→ **Aim**
Set down, exactly as written, the lines from the top of the data to the line that holds "elinewidth=1.0, capsize=0, label='Arnold')", and omit the pictures.

→ **Material supplied**
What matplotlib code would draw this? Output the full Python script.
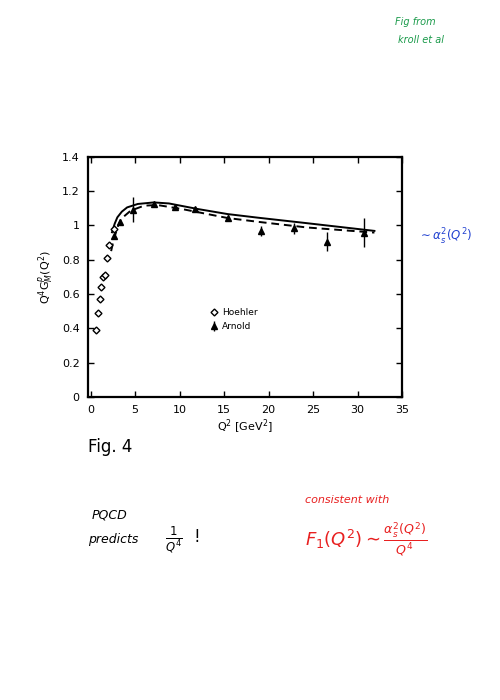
import matplotlib.pyplot as plt

# Hoehler points (open diamonds)
hoehler_q2 = [0.56, 0.81, 1.0, 1.11, 1.44, 1.63, 1.78, 2.11, 2.67]
hoehler_ff = [0.39, 0.49, 0.57, 0.64, 0.70, 0.71, 0.81, 0.885, 0.98]

# Arnold points (filled triangles) with error bars
arnold_q2 = [2.6, 3.33, 4.8, 7.1, 9.45, 11.7, 15.4, 19.2, 22.9, 26.6, 30.7]
arnold_ff = [0.94, 1.017, 1.09, 1.125, 1.105, 1.095, 1.043, 0.968, 0.982, 0.904, 0.958]
arnold_err = [0.0, 0.01, 0.073, 0.01, 0.01, 0.01, 0.02, 0.03, 0.03, 0.055, 0.085]

# theory curves
solid_q2 = [2.4, 2.7, 3.0, 3.5, 4.1, 5.3, 7.1, 8.8, 12.1, 15.4, 18.8, 24.3, 31.9]
solid_ff = [0.96, 1.01, 1.047, 1.08, 1.105, 1.125, 1.134, 1.128, 1.095, 1.066, 1.045, 1.013, 0.968]
dash_q2 = [2.3, 2.55, 2.85, 3.1, 3.4, 4.5, 6.0, 7.5, 10.3, 15.4, 18.8, 24.3, 31.9]
dash_ff = [0.85, 0.91, 0.96, 1.0, 1.037, 1.086, 1.115, 1.119, 1.095, 1.043, 1.021, 0.988, 0.958]

xticks = [0, 5, 10, 15, 20, 25, 30, 35]
yticks = [0, 0.2, 0.4, 0.6, 0.8, 1.0, 1.2, 1.4]
ytick_labels = ['0', '0.2', '0.4', '0.6', '0.8', '1', '1.2', '1.4']

fig = plt.figure(figsize=(5, 7), dpi=100)
ax = fig.add_axes([0.176, 0.433, 0.628, 0.343])

ax.plot(solid_q2, solid_ff, color='black', lw=1.4)
ax.plot(dash_q2, dash_ff, color='black', lw=1.4, ls=(0, (4, 2.5)))
ax.plot(hoehler_q2, hoehler_ff, ls='none', marker='D', ms=3.5, mfc='white',
        mec='black', mew=1.0, label='Hoehler')
ax.errorbar(arnold_q2, arnold_ff, yerr=arnold_err, fmt='^', ms=4.5, color='black',
            elinewidth=1.0, capsize=0, label='Arnold')

ax.set_xlim(-0.3, 34.6)
ax.set_ylim(0, 1.4)
ax.set_xticks(xticks)
ax.set_yticks(yticks)
ax.set_yticklabels(ytick_labels)
ax.tick_params(direction='in', top=True, right=True, length=4, width=1, labelsize=8, pad=6)
for s in ax.spines.values():
    s.set_linewidth(1.6)

ax.set_xlabel(r'Q$^2$ [GeV$^2$]', fontsize=8, labelpad=2)
ax.set_ylabel(r'Q$^4$G$^p_M$(Q$^2$)', fontsize=8, labelpad=4)

ax.legend(loc='lower left', bbox_to_anchor=(0.36, 0.24), frameon=False, fontsize=6.5,
          handletextpad=0.4, labelspacing=0.6, handlelength=1.0)

# annotations on the page
fig.text(88 / 500, 1 - 447 / 700, 'Fig. 4', fontsize=12, va='center', ha='left')
fig.text(395 / 500, 1 - 22 / 700, 'Fig from', color='#1a9a4a', fontsize=7,
         style='italic', va='center')
fig.text(398 / 500, 1 - 40 / 700, 'kroll et al', color='#1a9a4a', fontsize=7,
         style='italic', va='center')
fig.text(418 / 500, 1 - 237 / 700, r'$\sim \alpha_s^2(Q^2)$', color='#2040d0',
         fontsize=8.5, va='center')
fig.text(92 / 500, 1 - 515 / 700, 'PQCD', fontsize=9, style='italic', va='center')
fig.text(88 / 500, 1 - 540 / 700, 'predicts', fontsize=9, style='italic', va='center')
fig.text(165 / 500, 1 - 540 / 700, r'$\frac{1}{Q^4}$  !', fontsize=12, va='center')
fig.text(305 / 500, 1 - 500 / 700, 'consistent with', color='#e82020', fontsize=8,
         style='italic', va='center')
fig.text(305 / 500, 1 - 540 / 700, r'$F_1(Q^2) \sim \frac{\alpha_s^2(Q^2)}{Q^4}$',
         color='#e82020', fontsize=13, va='center')

fig.savefig('out.png', dpi=100)
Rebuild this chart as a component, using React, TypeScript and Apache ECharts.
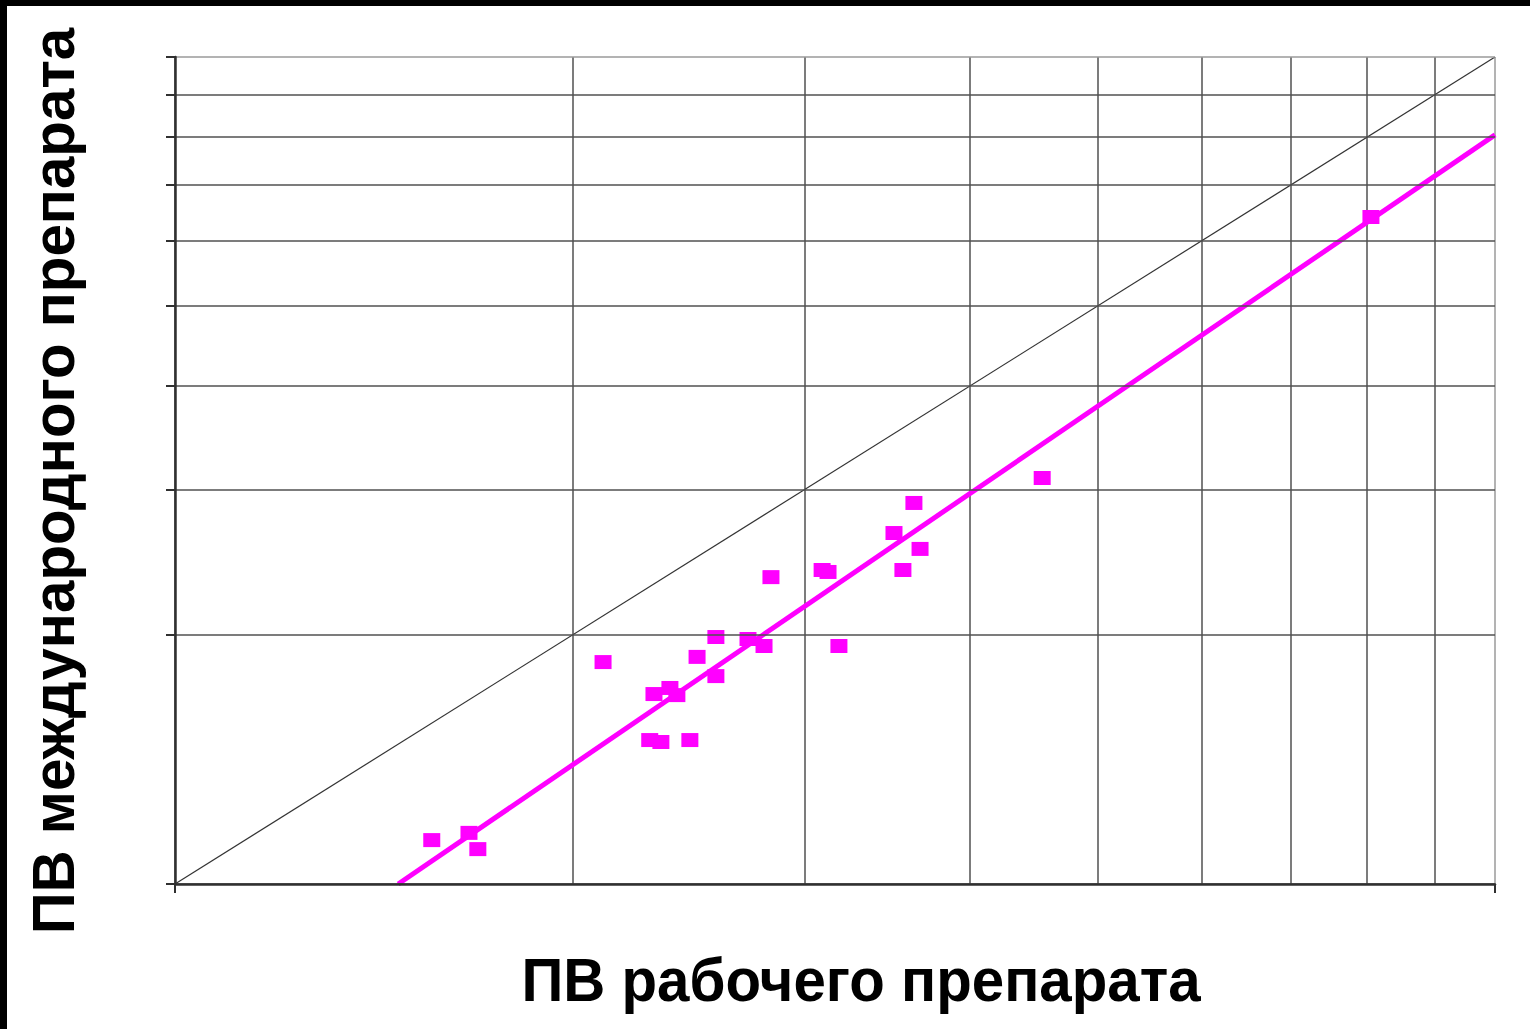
import React, { useEffect, useRef } from "react";
import * as echarts from "echarts";

// ПВ рабочего препарата (x), ПВ международного препарата (y) — log scales
const workingPT = [15.65, 16.7, 16.96, 21.1, 22.89, 23.34, 24.55, 23.06, 23.71, 24.0, 24.86, 25.69, 25.69, 27.17, 27.94, 28.28, 30.92, 31.24, 31.84, 35.05, 36.29, 35.6, 36.68, 45.39, 80.54];
const intlPT = [11.3, 11.53, 11.02, 18.55, 14.93, 14.85, 14.93, 16.97, 17.26, 16.92, 18.82, 17.84, 19.89, 19.78, 19.4, 23.5, 23.97, 23.84, 19.4, 26.57, 28.89, 23.97, 25.42, 30.97, 64.05];
const gridValues = [10, 20, 30, 40, 50, 60, 70, 80, 90, 100];
const xMajorTicks = [10, 100];
const identityLine = [[10, 10], [100, 100]];
const regressionLine = [[14.76, 10], [100, 80.5]];
const xTitle = "ПВ рабочего препарата";
const yTitle = "ПВ международного препарата";

const gridColors = ["#505050", "#505050", "#505050", "#505050", "#505050", "#505050", "#505050", "#505050", "#505050", "#9a9a9a"];

export default function App() {
  const ref = useRef<HTMLDivElement>(null);
  useEffect(() => {
    if (!ref.current) return;
    const chart = echarts.init(ref.current, null, { renderer: "svg" });
    const font = "Liberation Sans, Arial, sans-serif";
    chart.setOption({
      animation: false,
      backgroundColor: "#ffffff",
      grid: { left: 175, top: 57, right: 35, bottom: 145, containLabel: false },
      xAxis: [
        {
          type: "log", logBase: 10, min: 10, max: 100, position: "bottom",
          axisLine: { show: true, lineStyle: { color: "#303030", width: 2.5 } },
          axisTick: { show: true, length: 9, customValues: xMajorTicks, lineStyle: { color: "#303030", width: 2 } },
          axisLabel: { show: false },
          splitLine: { show: false },
          z: 5,
        },
        {
          type: "log", logBase: 10, min: 10, max: 100, position: "bottom",
          axisLine: { show: false },
          axisTick: { show: false, customValues: gridValues },
          axisLabel: { show: false },
          splitLine: { show: true, lineStyle: { color: gridColors, width: 1.5 } },
        },
      ],
      yAxis: {
        type: "log", logBase: 10, min: 10, max: 100,
        axisLine: { show: true, lineStyle: { color: "#303030", width: 2.5 } },
        axisTick: { show: true, length: 9, customValues: gridValues, lineStyle: { color: "#303030", width: 2 } },
        axisLabel: { show: false },
        splitLine: { show: true, lineStyle: { color: gridColors, width: 1.5 } },
        z: 5,
      },
      series: [
        {
          type: "line", data: identityLine, symbol: "none", silent: true,
          lineStyle: { color: "#333333", width: 1.2 }, z: 2,
        },
        {
          type: "line", data: regressionLine, symbol: "none", silent: true,
          lineStyle: { color: "#ff00ff", width: 5 }, z: 3,
        },
        {
          type: "scatter", data: workingPT.map((x, i) => [x, intlPT[i]]),
          symbol: "rect", symbolSize: [17, 14],
          itemStyle: { color: "#ff00ff", opacity: 1 }, z: 4,
        },
      ],
      graphic: [
        { type: "rect", left: 0, top: 0, shape: { width: 1530, height: 6 }, style: { fill: "#000" }, z: 100 },
        { type: "rect", left: 0, top: 0, shape: { width: 7, height: 1029 }, style: { fill: "#000" }, z: 100 },
        {
          type: "text", x: 861, y: 980, scaleX: 0.955,
          style: { text: xTitle, font: `bold 61px ${font}`, fill: "#000", textAlign: "center", textVerticalAlign: "middle" },
        },
        {
          type: "text", x: 53, y: 481, rotation: Math.PI / 2, scaleX: 0.987,
          style: { text: yTitle, font: `bold 59px ${font}`, fill: "#000", textAlign: "center", textVerticalAlign: "middle" },
        },
      ],
    });
    return () => chart.dispose();
  }, []);
  return <div ref={ref} style={{ position: "fixed", left: 0, top: 0, width: 1530, height: 1029 }} />;
}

→ **Output**
What matplotlib code would draw this? Output the full Python script.
import matplotlib.pyplot as plt

# Hoehler points (open diamonds)
hoehler_q2 = [0.56, 0.81, 1.0, 1.11, 1.44, 1.63, 1.78, 2.11, 2.67]
hoehler_ff = [0.39, 0.49, 0.57, 0.64, 0.70, 0.71, 0.81, 0.885, 0.98]

# Arnold points (filled triangles) with error bars
arnold_q2 = [2.6, 3.33, 4.8, 7.1, 9.45, 11.7, 15.4, 19.2, 22.9, 26.6, 30.7]
arnold_ff = [0.94, 1.017, 1.09, 1.125, 1.105, 1.095, 1.043, 0.968, 0.982, 0.904, 0.958]
arnold_err = [0.0, 0.01, 0.073, 0.01, 0.01, 0.01, 0.02, 0.03, 0.03, 0.055, 0.085]

# theory curves
solid_q2 = [2.4, 2.7, 3.0, 3.5, 4.1, 5.3, 7.1, 8.8, 12.1, 15.4, 18.8, 24.3, 31.9]
solid_ff = [0.96, 1.01, 1.047, 1.08, 1.105, 1.125, 1.134, 1.128, 1.095, 1.066, 1.045, 1.013, 0.968]
dash_q2 = [2.3, 2.55, 2.85, 3.1, 3.4, 4.5, 6.0, 7.5, 10.3, 15.4, 18.8, 24.3, 31.9]
dash_ff = [0.85, 0.91, 0.96, 1.0, 1.037, 1.086, 1.115, 1.119, 1.095, 1.043, 1.021, 0.988, 0.958]

xticks = [0, 5, 10, 15, 20, 25, 30, 35]
yticks = [0, 0.2, 0.4, 0.6, 0.8, 1.0, 1.2, 1.4]
ytick_labels = ['0', '0.2', '0.4', '0.6', '0.8', '1', '1.2', '1.4']

fig = plt.figure(figsize=(5, 7), dpi=100)
ax = fig.add_axes([0.176, 0.433, 0.628, 0.343])

ax.plot(solid_q2, solid_ff, color='black', lw=1.4)
ax.plot(dash_q2, dash_ff, color='black', lw=1.4, ls=(0, (4, 2.5)))
ax.plot(hoehler_q2, hoehler_ff, ls='none', marker='D', ms=3.5, mfc='white',
        mec='black', mew=1.0, label='Hoehler')
ax.errorbar(arnold_q2, arnold_ff, yerr=arnold_err, fmt='^', ms=4.5, color='black',
            elinewidth=1.0, capsize=0, label='Arnold')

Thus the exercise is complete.